Crane Country Day School students have been giving back to the local community for decades, but Janey Cohen, Crane’s service learning coordinator, says they have really amped it up this year.
From kindergarten through eighth grade, every student at the school is involved in some level of service learning. Continuing a long-held tradition, kindergarteners make cards for seniors in the community, and this year sixth- and eighth-grade students will be spreading cheer by singing carols at various assisted-living residences.
Second-graders just returned from a field trip to Direct Relief International, where they assembled hundreds of dental kits.
Back at school, the fifth-grade classes have been leading this year’s campuswide food drive to benefit the Foodbank of Santa Barbara County. About 50 upper school students and their teachers also will be involved in a project helping the Foodbank when they travel to an orange orchard this Friday to harvest fruit for the Backyard Bounty program.

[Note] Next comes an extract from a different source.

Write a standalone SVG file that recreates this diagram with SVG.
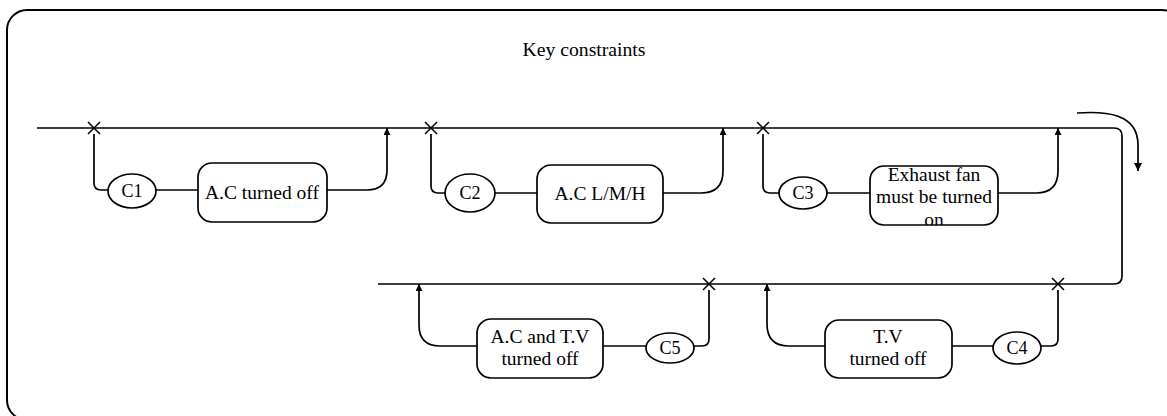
<svg xmlns="http://www.w3.org/2000/svg" width="1167" height="416" viewBox="0 0 1167 416">
<style>
.frame{fill:none;stroke:#000;stroke-width:2}
.ln{fill:none;stroke:#000;stroke-width:1.7}
.box{fill:#fff;stroke:#000;stroke-width:1.7}
.cross{stroke:#000;stroke-width:1.5;fill:none}
text{font-family:"Liberation Serif","Times New Roman",serif;fill:#000;text-anchor:middle}
.t{font-size:19.5px}
.c{font-size:18px}
.title{font-size:19.7px}
</style>
<defs>
<marker id="arr" viewBox="0 0 10 10" refX="10" refY="5" markerWidth="10" markerHeight="7" markerUnits="userSpaceOnUse" orient="auto">
<path d="M0,0 L10,5 L0,10 Z" fill="#000"/>
</marker>
<marker id="arr2" viewBox="0 0 10 10" refX="10" refY="5" markerWidth="10" markerHeight="8" markerUnits="userSpaceOnUse" orient="auto">
<path d="M0,0 L10,5 L0,10 Z" fill="#000"/>
</marker>
<clipPath id="clip3"><rect x="870" y="166" width="128" height="59" rx="14"/></clipPath>
</defs>
<rect width="1167" height="416" fill="#fff"/>
<rect class="frame" x="7" y="10" width="1175" height="410" rx="20"/>
<text class="title" x="584" y="56">Key constraints</text>
<g id="connectors">
<path class="ln" d="M37,128 L1114,128 Q1122,128 1122,136 L1122,276 Q1122,284 1114,284 L378,284"/>
<path class="ln" d="M1077,113 C1105,111 1138,113 1138,145 L1138,171" marker-end="url(#arr2)"/>
<path class="ln" d="M94,134 L94,183 Q94,190 101,190 L108,190"/>
<path class="ln" d="M156,190 L198,190"/>
<path class="ln" d="M327,190 L367,190 Q387,190 387,170 L387,128" marker-end="url(#arr)"/>
<path class="ln" d="M431,134 L431,186 Q431,193 438,193 L445,193"/>
<path class="ln" d="M495,193 L537,193"/>
<path class="ln" d="M663,193 L701,193 Q723,193 723,171 L723,128" marker-end="url(#arr)"/>
<path class="ln" d="M763,134 L763,186 Q763,193 770,193 L779,193"/>
<path class="ln" d="M827,193 L870,193"/>
<path class="ln" d="M998,193 L1036,193 Q1058,193 1058,171 L1058,128" marker-end="url(#arr)"/>
<path class="ln" d="M477,346 L440,346 Q419,346 419,325 L419,284" marker-end="url(#arr)"/>
<path class="ln" d="M603,346 L646,346"/>
<path class="ln" d="M694,346 L702,346 Q709,346 709,339 L709,290"/>
<path class="ln" d="M825,346 L789,346 Q767,346 767,324 L767,284" marker-end="url(#arr)"/>
<path class="ln" d="M952,346 L993,346"/>
<path class="ln" d="M1041,346 L1051,346 Q1058,346 1058,339 L1058,290"/>
<path class="cross" d="M88,122 L100,134 M100,122 L88,134"/>
<path class="cross" d="M425,122 L437,134 M437,122 L425,134"/>
<path class="cross" d="M757,122 L769,134 M769,122 L757,134"/>
<path class="cross" d="M703,278 L715,290 M715,278 L703,290"/>
<path class="cross" d="M1052,278 L1064,290 M1064,278 L1052,290"/>
</g>
<g id="c1"><ellipse class="box" cx="132" cy="191" rx="24" ry="17"/><text class="c" x="132" y="197">C1</text></g>
<g id="n1"><rect class="box" x="198" y="163" width="129" height="59" rx="14"/><text class="t" x="262" y="199">A.C turned off</text></g>
<g id="c2"><ellipse class="box" cx="470" cy="193" rx="25" ry="19"/><text class="c" x="470" y="199">C2</text></g>
<g id="n2"><rect class="box" x="537" y="165" width="126" height="58" rx="14"/><text class="t" x="600" y="200">A.C L/M/H</text></g>
<g id="c3"><ellipse class="box" cx="803" cy="193" rx="24" ry="16"/><text class="c" x="803" y="199">C3</text></g>
<g id="n3"><rect class="box" x="870" y="166" width="128" height="59" rx="14"/>
<g clip-path="url(#clip3)"><text class="t" x="934" y="181">Exhaust fan</text><text class="t" x="934" y="203">must be turned</text><text class="t" x="934" y="226">on</text></g></g>
<g id="n4"><rect class="box" x="477" y="319" width="126" height="59" rx="14"/><text class="t" x="540" y="343">A.C and T.V</text><text class="t" x="540" y="365">turned off</text></g>
<g id="c5"><ellipse class="box" cx="670" cy="348" rx="24" ry="15"/><text class="c" x="670" y="354">C5</text></g>
<g id="n5"><rect class="box" x="825" y="320" width="127" height="58" rx="14"/><text class="t" x="888" y="343">T.V</text><text class="t" x="888" y="365">turned off</text></g>
<g id="c4"><ellipse class="box" cx="1017" cy="348" rx="24" ry="16"/><text class="c" x="1017" y="354">C4</text></g>
</svg>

At the same time, a group of seventh-graders will spend the morning at the Head Start Preschool in Carpinteria, where they’ll upgrade and create new equipment for the school’s playground. Students have spent weeks building several structures, including a new playhouse, a puppet theater, a discovery table and lots of toys, blocks and musical instruments.
Those not working in the play yard will assist the preschool teachers on Carpinteria field trips.
“The experience students gain by giving back to those less fortunate outweighs any material gift,” Cohen said. “Experiential learning is paramount at Crane, and these hands-on, service-learning projects not only exemplify the school’s philosophy, they embody the true holiday spirit.”
— Ann Pieramici represents Crane Country Day School.